HBO-Raad


verschenen op: 23-10-2003

Opleidingen sport en bewegen positief beoordeeld

De visitatiecommissie Lichamelijke Opvoeding, Sport, Bewegen en Management is tevreden over de kwaliteit van de opleidingen in het domein Sport en Bewegen. De opleidingen hebben sinds de vorige visitatie duidelijk vooruitgang geboekt en worden op verreweg de meeste punten positief beoordeeld. De opleidingen zijn ook op veel punten als goed beoordeeld.

De visitatiecommissie, bestaand uit deskundigen uit het werkveld en studenten, heeft 8 opleidingen van vijf hogescholen beoordeeld. Het grootste aantal opleidingen (5) betreft de opleiding tot Leraar Lichamelijke Oefening; de andere opleidingen zijn gericht op functies in het sportmanagement, sportbeleid of op beroepen in de gezondheidszorg waarin sport en bewegen centraal staat.

De lerarenopleiding is nu duidelijk gericht op het leraarschap. De leraar Lichamelijke Oefening kan in veel verschillende schoolsoorten werken: van basisonderwijs, voortgezet onderwijs, speciaal onderwijs tot en met beroepsonderwijs. De commissie vindt dat opleidingen meer aandacht aan het vmbo moeten geven, omdat daar 60% van de leerlingen in het voortgezet onderwijs zit en omdat de ervaring leert dat het lesgeven in het vmbo een specifieke benadering vraagt.

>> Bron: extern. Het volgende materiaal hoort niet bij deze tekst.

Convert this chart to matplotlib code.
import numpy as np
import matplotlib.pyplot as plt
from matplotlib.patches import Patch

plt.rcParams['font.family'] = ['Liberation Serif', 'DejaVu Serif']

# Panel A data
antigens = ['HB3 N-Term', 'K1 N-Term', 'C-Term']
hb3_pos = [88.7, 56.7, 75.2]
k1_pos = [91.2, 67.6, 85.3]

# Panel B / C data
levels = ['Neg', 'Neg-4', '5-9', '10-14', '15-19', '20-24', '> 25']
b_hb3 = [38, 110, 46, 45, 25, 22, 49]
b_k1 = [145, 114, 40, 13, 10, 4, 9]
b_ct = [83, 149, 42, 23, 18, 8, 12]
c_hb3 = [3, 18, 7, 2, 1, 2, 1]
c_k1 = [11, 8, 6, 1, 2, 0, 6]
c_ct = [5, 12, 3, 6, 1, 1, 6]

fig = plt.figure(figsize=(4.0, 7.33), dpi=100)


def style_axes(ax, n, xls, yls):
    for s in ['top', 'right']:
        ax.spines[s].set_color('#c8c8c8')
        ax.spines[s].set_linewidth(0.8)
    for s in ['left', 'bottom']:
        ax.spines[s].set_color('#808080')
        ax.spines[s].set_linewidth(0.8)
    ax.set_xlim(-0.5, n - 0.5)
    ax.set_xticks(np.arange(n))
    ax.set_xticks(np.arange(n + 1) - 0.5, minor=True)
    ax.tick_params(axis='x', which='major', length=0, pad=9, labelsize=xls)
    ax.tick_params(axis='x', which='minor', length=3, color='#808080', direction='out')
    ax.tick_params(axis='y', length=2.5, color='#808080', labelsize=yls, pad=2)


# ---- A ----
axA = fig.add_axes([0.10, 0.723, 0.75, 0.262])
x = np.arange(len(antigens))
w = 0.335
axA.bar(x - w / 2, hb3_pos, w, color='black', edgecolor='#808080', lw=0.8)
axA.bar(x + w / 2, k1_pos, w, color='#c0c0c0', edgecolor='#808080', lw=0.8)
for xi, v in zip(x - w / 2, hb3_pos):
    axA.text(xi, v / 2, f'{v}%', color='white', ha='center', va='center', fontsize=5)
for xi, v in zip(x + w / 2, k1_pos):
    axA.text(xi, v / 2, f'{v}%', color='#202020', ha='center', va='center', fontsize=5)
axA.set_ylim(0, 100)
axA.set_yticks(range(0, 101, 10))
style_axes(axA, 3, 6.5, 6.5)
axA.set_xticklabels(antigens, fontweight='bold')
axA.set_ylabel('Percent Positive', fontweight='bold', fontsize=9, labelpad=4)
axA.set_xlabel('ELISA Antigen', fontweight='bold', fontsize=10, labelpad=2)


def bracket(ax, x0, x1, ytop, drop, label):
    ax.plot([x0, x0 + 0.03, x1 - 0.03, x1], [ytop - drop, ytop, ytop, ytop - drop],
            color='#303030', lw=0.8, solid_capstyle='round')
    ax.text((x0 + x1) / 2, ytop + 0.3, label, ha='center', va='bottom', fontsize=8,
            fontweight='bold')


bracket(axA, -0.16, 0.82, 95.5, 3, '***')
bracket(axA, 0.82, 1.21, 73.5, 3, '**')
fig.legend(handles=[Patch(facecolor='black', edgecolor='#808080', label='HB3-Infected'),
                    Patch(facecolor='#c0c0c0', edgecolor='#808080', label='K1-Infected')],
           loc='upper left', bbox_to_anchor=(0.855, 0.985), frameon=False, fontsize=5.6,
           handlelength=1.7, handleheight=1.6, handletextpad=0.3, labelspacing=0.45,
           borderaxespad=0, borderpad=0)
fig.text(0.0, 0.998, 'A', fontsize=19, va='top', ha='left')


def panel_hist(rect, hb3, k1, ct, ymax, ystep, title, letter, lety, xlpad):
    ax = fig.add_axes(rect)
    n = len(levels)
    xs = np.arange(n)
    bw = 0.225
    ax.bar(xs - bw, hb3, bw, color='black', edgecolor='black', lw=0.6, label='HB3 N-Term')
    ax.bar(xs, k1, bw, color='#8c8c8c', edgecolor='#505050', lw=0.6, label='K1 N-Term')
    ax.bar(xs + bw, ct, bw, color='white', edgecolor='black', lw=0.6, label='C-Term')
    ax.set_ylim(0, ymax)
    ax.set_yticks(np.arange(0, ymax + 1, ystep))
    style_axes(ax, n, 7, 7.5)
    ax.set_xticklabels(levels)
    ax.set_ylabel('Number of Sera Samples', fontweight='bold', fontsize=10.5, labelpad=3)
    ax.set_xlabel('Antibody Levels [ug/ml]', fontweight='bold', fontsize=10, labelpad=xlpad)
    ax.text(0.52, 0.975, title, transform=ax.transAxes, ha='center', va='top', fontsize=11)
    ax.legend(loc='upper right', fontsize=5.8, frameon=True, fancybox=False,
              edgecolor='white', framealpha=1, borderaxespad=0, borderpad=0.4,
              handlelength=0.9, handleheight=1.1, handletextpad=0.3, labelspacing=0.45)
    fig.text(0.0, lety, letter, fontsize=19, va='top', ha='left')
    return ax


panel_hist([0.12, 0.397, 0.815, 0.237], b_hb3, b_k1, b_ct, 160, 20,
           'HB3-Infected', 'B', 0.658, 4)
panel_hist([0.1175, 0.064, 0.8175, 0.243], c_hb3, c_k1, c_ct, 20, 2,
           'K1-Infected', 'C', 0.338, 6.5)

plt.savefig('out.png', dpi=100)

Het aantal studenten binnen de sportopleidingen groeit: van 2881 in 1997 tot 3877 in 2002. De groei van het aantal studenten komt vooral van de nieuwe opleidingen die niet gericht zijn op het leraarschap, maar van de opleiding Sport en Bewegen en Sport, de opleiding Gezondheid en Management en de opleidingen Bewegingsagogie en Psychomotorische Therapie. Naast deze opleidingen zijn in 2002 of 2003 aan vier andere hogescholen ook opleidingen op het gebied van sport en management gestart, die nu nog niet beoordeeld konden worden. De visitatiecommissie vindt dat de opleidingen voor deze opleidingen een gemeenschappelijk profiel moeten definiëren, waardoor vaststaat wat studenten in deze opleidingen in ieder geval moeten leren.

Een sterke punt van de opleidingen is de goede relatie met het werkveld. Opleidingen onderhouden goede contacten met scholen of werkgevers in de omgeving, en hebben ook op landelijk niveau (met bijvoorbeeld de beroepsverenigingen) goede contacten. De opleidingen hebben daardoor goed zicht op ontwikkelingen in het werkveld; en zij vertalen die ontwikkelingen naar de inhoud van de opleidingen. De commissie vindt wel dat de opleidingen de uitkomsten van wetenschappelijk onderzoek meer zichtbaar moeten vertalen naar de opleidingen, en dat studenten beter voorbereid moeten worden op het bijdragen aan toegepast onderzoek, en op het toepassen van uitkomsten van onderzoek in de praktijk. De commissie heeft wel gezien dat de hogescholen met het benoemen van lectoren al maatregelen hebben genomen die tot de gewenste verbetering kunnen leiden.

De visitatiecommissie was samengesteld uit vertegenwoordigers uit de beroepspraktijk en twee studenten.

Voorzitter:
prof.dr. P.M.E. De Knop, Hoogleraar Sportsociologie, beleid en management aan de Vrije Universiteit Brussel, Bijzonder Hoogleraar Maatschappelijke didactische en beleidsmatige aspecten van lichamelijke opvoeding en sport aan de Universiteit van Tilburg, voorzitter Raad van Bestuur BLOSO, voorzitter van de Raad van het Gemeenschapsonderwijs in Vlaanderen

Leden:

- dr. R.J. Bosscher, Universitair Docent psychomotorische therapie, Vrije Universiteit Amsterdam;

- A. Donkers, Wethouder gemeente Borne (met in portefeuille o.m. sport); senior adviseur SLO; lid ontwikkelgroep tav raamplan extra bekwaamheid LO voor pabo;

- N. van der Ham, 4e jaars student Leraar Lichamelijke Opvoeding Hanzehogeschool van Groningen; afgestudeerd gedurende het visitatietraject

- prof.dr. H. Nakken, Hoogleraar Orthopedagogiek m.n.. opvoeding van kinderen met ernstige beperkingen;

- drs. A.A. van Schaveren, directeur Nederlands Instituut voor Sport en Bewegen (NISB);

- J.D. Speelman, voorzitter centrale directie CSG Sprengeloo te Apeldoorn en lid hoofdbestuur KVLO;

- R.van Strien, vijfdejaars student Leraar Lichamelijke Opvoeding, Christelijke Hogeschool Windesheim; afgestudeerd gedurende het visitatietraject.